Recorded information →

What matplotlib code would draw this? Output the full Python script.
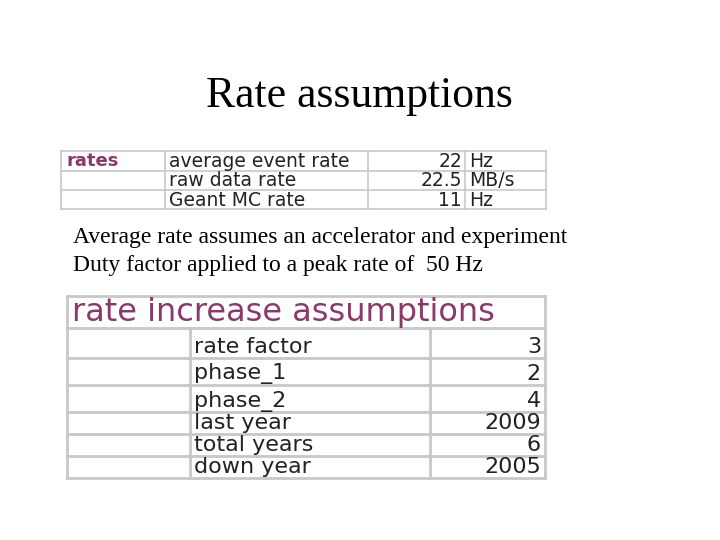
import matplotlib
matplotlib.use("Agg")
import matplotlib.pyplot as plt

title = "Rate assumptions"
rates_label = "rates"
rates_names = ["average event rate", "raw data rate", "Geant MC rate"]
rates_values = ["22", "22.5", "11"]
rates_units = ["Hz", "MB/s", "Hz"]
notes = ["Average rate assumes an accelerator and experiment",
         "Duty factor applied to a peak rate of  50 Hz"]
inc_title = "rate increase assumptions"
inc_names = ["rate factor", "phase_1", "phase_2", "last year", "total years", "down year"]
inc_values = ["3", "2", "4", "2009", "6", "2005"]

fig = plt.figure(figsize=(7.2, 5.4), dpi=100)
ax = fig.add_axes([0, 0, 1, 1])
ax.set_xlim(0, 720); ax.set_ylim(540, 0); ax.axis("off")
grid = "#c8c8c8"
mag = "#8a3a6a"
ser = "Liberation Serif"
ax.text(359, 96, title, ha="center", va="center", fontsize=31.5, family=ser)

# table 1
xs = [61, 165, 368, 465, 546]
ys = [151, 171, 190, 209]
for y in ys:
    ax.plot([xs[0], xs[-1]], [y, y], color=grid, lw=1.2)
for x in xs:
    ax.plot([x, x], [ys[0], ys[-1]], color=grid, lw=1.2)
ax.text(66, 161, rates_label, color=mag, fontsize=13, fontweight="bold", va="center")
for i, (n, v, u) in enumerate(zip(rates_names, rates_values, rates_units)):
    yc = (ys[i] + ys[i + 1]) / 2 + 0.5
    ax.text(169, yc, n, fontsize=13.5, va="center", color="#222")
    ax.text(462, yc, v, fontsize=13.5, va="center", ha="right", color="#222")
    ax.text(469, yc, u, fontsize=13.5, va="center", color="#222")

ax.text(73, 237, notes[0], fontsize=17, family=ser, va="center")
ax.text(73, 266, notes[1], fontsize=17, family=ser, va="center")

# table 2
x2 = [67, 190, 430, 545]
y2 = [296, 328, 358, 385, 412, 434, 456, 478]
for y in y2:
    ax.plot([x2[0], x2[-1]], [y, y], color=grid, lw=2)
ax.plot([x2[0], x2[0]], [y2[0], y2[-1]], color=grid, lw=2)
ax.plot([x2[-1], x2[-1]], [y2[0], y2[-1]], color=grid, lw=2)
for x in x2[1:3]:
    ax.plot([x, x], [y2[1], y2[-1]], color=grid, lw=2)
ax.text(72, 312, inc_title, color=mag, fontsize=23, va="center")
for i, (n, v) in enumerate(zip(inc_names, inc_values)):
    yc = y2[i + 2] - 11
    ax.text(194, yc, n, fontsize=16, va="center", color="#222")
    ax.text(541, yc, v, fontsize=16, va="center", ha="right", color="#222")

fig.savefig("out.png", dpi=100)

Directive →
Without the pictures, repeat the listing above exactly.

Solution to the problem →
What matplotlib code would draw this? Output the full Python script.
import matplotlib
matplotlib.use("Agg")
import matplotlib.pyplot as plt

title = "Rate assumptions"
rates_label = "rates"
rates_names = ["average event rate", "raw data rate", "Geant MC rate"]
rates_values = ["22", "22.5", "11"]
rates_units = ["Hz", "MB/s", "Hz"]
notes = ["Average rate assumes an accelerator and experiment",
         "Duty factor applied to a peak rate of  50 Hz"]
inc_title = "rate increase assumptions"
inc_names = ["rate factor", "phase_1", "phase_2", "last year", "total years", "down year"]
inc_values = ["3", "2", "4", "2009", "6", "2005"]

fig = plt.figure(figsize=(7.2, 5.4), dpi=100)
ax = fig.add_axes([0, 0, 1, 1])
ax.set_xlim(0, 720); ax.set_ylim(540, 0); ax.axis("off")
grid = "#c8c8c8"
mag = "#8a3a6a"
ser = "Liberation Serif"
ax.text(359, 96, title, ha="center", va="center", fontsize=31.5, family=ser)

# table 1
xs = [61, 165, 368, 465, 546]
ys = [151, 171, 190, 209]
for y in ys:
    ax.plot([xs[0], xs[-1]], [y, y], color=grid, lw=1.2)
for x in xs:
    ax.plot([x, x], [ys[0], ys[-1]], color=grid, lw=1.2)
ax.text(66, 161, rates_label, color=mag, fontsize=13, fontweight="bold", va="center")
for i, (n, v, u) in enumerate(zip(rates_names, rates_values, rates_units)):
    yc = (ys[i] + ys[i + 1]) / 2 + 0.5
    ax.text(169, yc, n, fontsize=13.5, va="center", color="#222")
    ax.text(462, yc, v, fontsize=13.5, va="center", ha="right", color="#222")
    ax.text(469, yc, u, fontsize=13.5, va="center", color="#222")

ax.text(73, 237, notes[0], fontsize=17, family=ser, va="center")
ax.text(73, 266, notes[1], fontsize=17, family=ser, va="center")

# table 2
x2 = [67, 190, 430, 545]
y2 = [296, 328, 358, 385, 412, 434, 456, 478]
for y in y2:
    ax.plot([x2[0], x2[-1]], [y, y], color=grid, lw=2)
ax.plot([x2[0], x2[0]], [y2[0], y2[-1]], color=grid, lw=2)
ax.plot([x2[-1], x2[-1]], [y2[0], y2[-1]], color=grid, lw=2)
for x in x2[1:3]:
    ax.plot([x, x], [y2[1], y2[-1]], color=grid, lw=2)
ax.text(72, 312, inc_title, color=mag, fontsize=23, va="center")
for i, (n, v) in enumerate(zip(inc_names, inc_values)):
    yc = y2[i + 2] - 11
    ax.text(194, yc, n, fontsize=16, va="center", color="#222")
    ax.text(541, yc, v, fontsize=16, va="center", ha="right", color="#222")

fig.savefig("out.png", dpi=100)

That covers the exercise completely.